Iowa Governor Terry Branstad and a delegation of officials will visit BPI’s plant in South Sioux City today which has reduced production dramatically due to declining consumer demand.
“We feel our responsibility is to correct the smear campaign and the misinformation with honest facts and information,” Branstad said. “And that’s why we’re going to have people from Iowa State University and Texas A&M and knowlegable people from USDA counter the smear and counter the misinformation with the facts.”
The governors of Texas and Kansas will join Branstad today for a tour of the South Sioux City plant, along with Nebraska Lieutenant Governor Rick Sheehy and South Dakota Lt. Governor Matt Michels. Branstad says national and local media have been invited to the event.

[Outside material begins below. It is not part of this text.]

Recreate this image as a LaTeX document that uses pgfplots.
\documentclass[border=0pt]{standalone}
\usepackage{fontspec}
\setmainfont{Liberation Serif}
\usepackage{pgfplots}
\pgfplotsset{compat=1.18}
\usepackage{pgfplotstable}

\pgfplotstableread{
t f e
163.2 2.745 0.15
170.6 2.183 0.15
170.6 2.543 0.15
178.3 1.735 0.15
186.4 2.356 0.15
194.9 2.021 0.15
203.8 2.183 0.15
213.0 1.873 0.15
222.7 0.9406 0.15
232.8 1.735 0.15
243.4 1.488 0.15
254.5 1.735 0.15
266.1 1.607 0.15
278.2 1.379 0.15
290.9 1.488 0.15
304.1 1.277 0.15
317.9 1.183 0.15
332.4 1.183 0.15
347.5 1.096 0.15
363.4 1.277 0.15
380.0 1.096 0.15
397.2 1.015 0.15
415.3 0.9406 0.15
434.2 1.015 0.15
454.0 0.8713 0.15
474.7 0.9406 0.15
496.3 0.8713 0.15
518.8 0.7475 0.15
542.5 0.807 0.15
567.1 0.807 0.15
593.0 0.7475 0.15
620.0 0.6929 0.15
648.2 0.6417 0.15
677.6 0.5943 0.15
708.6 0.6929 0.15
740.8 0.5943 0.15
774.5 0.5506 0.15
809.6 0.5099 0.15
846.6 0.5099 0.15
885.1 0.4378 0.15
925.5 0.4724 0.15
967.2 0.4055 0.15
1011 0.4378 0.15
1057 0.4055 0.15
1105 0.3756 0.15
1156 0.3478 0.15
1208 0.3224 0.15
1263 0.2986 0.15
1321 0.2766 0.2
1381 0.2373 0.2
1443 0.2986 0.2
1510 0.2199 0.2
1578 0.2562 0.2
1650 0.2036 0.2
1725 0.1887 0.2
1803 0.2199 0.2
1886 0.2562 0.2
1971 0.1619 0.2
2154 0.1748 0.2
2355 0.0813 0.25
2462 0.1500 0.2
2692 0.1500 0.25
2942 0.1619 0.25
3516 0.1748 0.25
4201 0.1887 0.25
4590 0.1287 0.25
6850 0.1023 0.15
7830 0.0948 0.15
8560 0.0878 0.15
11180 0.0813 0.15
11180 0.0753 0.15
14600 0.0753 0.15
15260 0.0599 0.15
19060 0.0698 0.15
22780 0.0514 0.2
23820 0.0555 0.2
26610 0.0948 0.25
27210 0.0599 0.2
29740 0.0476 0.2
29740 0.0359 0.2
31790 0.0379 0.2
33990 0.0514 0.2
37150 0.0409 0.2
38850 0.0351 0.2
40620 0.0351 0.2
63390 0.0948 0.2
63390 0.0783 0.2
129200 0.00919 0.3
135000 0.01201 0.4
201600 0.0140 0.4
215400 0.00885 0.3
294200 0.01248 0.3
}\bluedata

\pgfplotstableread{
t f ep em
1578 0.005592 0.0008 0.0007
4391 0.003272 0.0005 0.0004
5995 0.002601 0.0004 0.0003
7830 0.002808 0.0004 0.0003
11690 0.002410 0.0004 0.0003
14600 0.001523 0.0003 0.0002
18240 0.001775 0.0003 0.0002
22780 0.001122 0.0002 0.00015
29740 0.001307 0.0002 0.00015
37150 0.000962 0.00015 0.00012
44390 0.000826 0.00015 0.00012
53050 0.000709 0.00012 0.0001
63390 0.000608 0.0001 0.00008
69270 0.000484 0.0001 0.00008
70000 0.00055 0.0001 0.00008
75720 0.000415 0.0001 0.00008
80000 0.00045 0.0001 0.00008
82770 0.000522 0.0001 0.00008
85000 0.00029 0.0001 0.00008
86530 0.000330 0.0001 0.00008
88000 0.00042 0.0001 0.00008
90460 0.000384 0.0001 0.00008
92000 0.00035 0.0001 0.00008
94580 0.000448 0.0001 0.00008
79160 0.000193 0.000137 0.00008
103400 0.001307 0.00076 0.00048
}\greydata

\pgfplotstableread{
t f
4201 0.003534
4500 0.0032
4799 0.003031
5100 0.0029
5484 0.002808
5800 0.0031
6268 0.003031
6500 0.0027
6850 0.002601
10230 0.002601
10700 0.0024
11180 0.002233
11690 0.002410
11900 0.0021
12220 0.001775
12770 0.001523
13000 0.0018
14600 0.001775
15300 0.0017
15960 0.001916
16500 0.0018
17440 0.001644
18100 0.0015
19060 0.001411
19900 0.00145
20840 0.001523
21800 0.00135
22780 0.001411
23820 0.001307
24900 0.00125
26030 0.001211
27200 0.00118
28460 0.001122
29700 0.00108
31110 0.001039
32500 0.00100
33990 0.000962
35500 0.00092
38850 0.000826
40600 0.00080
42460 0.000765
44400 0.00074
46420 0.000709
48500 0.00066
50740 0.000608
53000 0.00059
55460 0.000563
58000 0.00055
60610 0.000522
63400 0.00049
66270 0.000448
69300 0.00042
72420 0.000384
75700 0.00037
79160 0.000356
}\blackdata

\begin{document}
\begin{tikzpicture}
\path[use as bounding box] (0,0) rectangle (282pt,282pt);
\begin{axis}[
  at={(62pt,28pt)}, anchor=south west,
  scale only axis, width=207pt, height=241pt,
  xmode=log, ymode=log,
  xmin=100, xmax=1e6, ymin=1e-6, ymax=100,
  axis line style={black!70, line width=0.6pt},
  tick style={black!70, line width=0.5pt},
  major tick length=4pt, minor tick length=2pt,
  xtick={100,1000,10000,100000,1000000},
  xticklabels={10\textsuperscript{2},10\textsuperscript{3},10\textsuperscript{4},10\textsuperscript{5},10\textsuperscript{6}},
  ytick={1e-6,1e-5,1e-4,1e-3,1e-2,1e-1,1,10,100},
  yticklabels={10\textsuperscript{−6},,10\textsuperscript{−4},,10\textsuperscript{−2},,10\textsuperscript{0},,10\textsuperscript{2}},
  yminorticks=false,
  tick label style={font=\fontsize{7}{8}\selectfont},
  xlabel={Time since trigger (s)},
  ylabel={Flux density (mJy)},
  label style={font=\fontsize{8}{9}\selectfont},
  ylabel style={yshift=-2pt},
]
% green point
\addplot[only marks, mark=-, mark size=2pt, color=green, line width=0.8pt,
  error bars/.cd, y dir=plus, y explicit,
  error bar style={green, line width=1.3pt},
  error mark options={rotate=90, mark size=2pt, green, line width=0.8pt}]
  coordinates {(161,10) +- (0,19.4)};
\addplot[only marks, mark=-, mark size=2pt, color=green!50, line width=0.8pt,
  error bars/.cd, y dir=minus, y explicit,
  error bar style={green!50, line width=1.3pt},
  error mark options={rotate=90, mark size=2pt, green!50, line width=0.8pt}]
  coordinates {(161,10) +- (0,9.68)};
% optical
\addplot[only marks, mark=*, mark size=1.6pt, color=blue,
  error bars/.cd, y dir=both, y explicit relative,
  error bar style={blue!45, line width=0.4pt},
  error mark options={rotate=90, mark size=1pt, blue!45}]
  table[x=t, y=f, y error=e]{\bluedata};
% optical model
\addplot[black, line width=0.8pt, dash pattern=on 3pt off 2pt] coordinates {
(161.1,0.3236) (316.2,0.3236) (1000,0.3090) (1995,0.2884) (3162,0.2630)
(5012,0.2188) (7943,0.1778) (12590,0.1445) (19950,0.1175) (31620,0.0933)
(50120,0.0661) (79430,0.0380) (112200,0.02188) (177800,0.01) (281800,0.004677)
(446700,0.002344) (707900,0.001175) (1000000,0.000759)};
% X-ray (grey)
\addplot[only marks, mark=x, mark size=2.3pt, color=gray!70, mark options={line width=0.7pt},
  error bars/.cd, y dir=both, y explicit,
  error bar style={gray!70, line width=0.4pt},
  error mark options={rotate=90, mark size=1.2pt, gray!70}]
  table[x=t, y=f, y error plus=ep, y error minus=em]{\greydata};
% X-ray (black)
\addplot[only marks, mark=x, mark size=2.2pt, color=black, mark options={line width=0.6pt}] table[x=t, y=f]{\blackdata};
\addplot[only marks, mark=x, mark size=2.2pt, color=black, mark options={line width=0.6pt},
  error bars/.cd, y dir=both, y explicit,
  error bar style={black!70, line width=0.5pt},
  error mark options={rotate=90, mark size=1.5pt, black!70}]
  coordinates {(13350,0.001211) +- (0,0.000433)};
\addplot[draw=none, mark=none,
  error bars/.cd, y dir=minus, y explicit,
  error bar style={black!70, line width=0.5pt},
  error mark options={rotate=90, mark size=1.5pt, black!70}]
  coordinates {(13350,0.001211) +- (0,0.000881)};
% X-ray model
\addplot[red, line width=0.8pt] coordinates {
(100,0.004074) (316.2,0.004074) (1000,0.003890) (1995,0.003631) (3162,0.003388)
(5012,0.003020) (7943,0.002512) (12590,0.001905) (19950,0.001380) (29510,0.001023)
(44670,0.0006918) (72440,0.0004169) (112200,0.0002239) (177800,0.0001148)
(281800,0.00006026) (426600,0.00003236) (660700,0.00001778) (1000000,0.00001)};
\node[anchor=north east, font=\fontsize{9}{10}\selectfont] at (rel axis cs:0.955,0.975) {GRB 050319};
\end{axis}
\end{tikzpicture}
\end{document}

“We’re going to go through the plant. We’re going to show how in this beef processing plant how this product is made and why we feel it’s safe,” Branstad told reporters in Des Moines yesterday. “We’re going to consume some of it and we’re going to try to do all we can to try to set the record straight.”
Branstad accuses the national media of a “poisonous tone”about this product that will hurt the nation’s cattle producers and the people who work at the plants.
The lean, finely-textured beef product is made from the trimmings left over after beef carcasses are cut into steaks and roasts.
According to Vilsack, “hundreds” of schools asked the USDA to ban the product from school lunches.
“We were not going to do that. The reason we weren’t going to do it was because it’s safe, it contains less fat and historically it’s been less expensive,” Vilsack said. “Having said that, our customers wanted a choice and I don’t think we’re in the business of basically mandating that they not have a choice that they’re requesting, so we’re going to make sure that they have the choice, but our goal is that they make that choice and that decision based on the facts and I think if they look at it they will make the set of right choices for themselves and their children based on the needs of their school district.”
Grocery store chains, including Hy-Vee, have moved to clear this product from their shelves, but Branstad says he’s convinced Hy-Vee to rethink that decision and the food chain will offer the product for sale, with a tag touting that it’s lean and less fatty.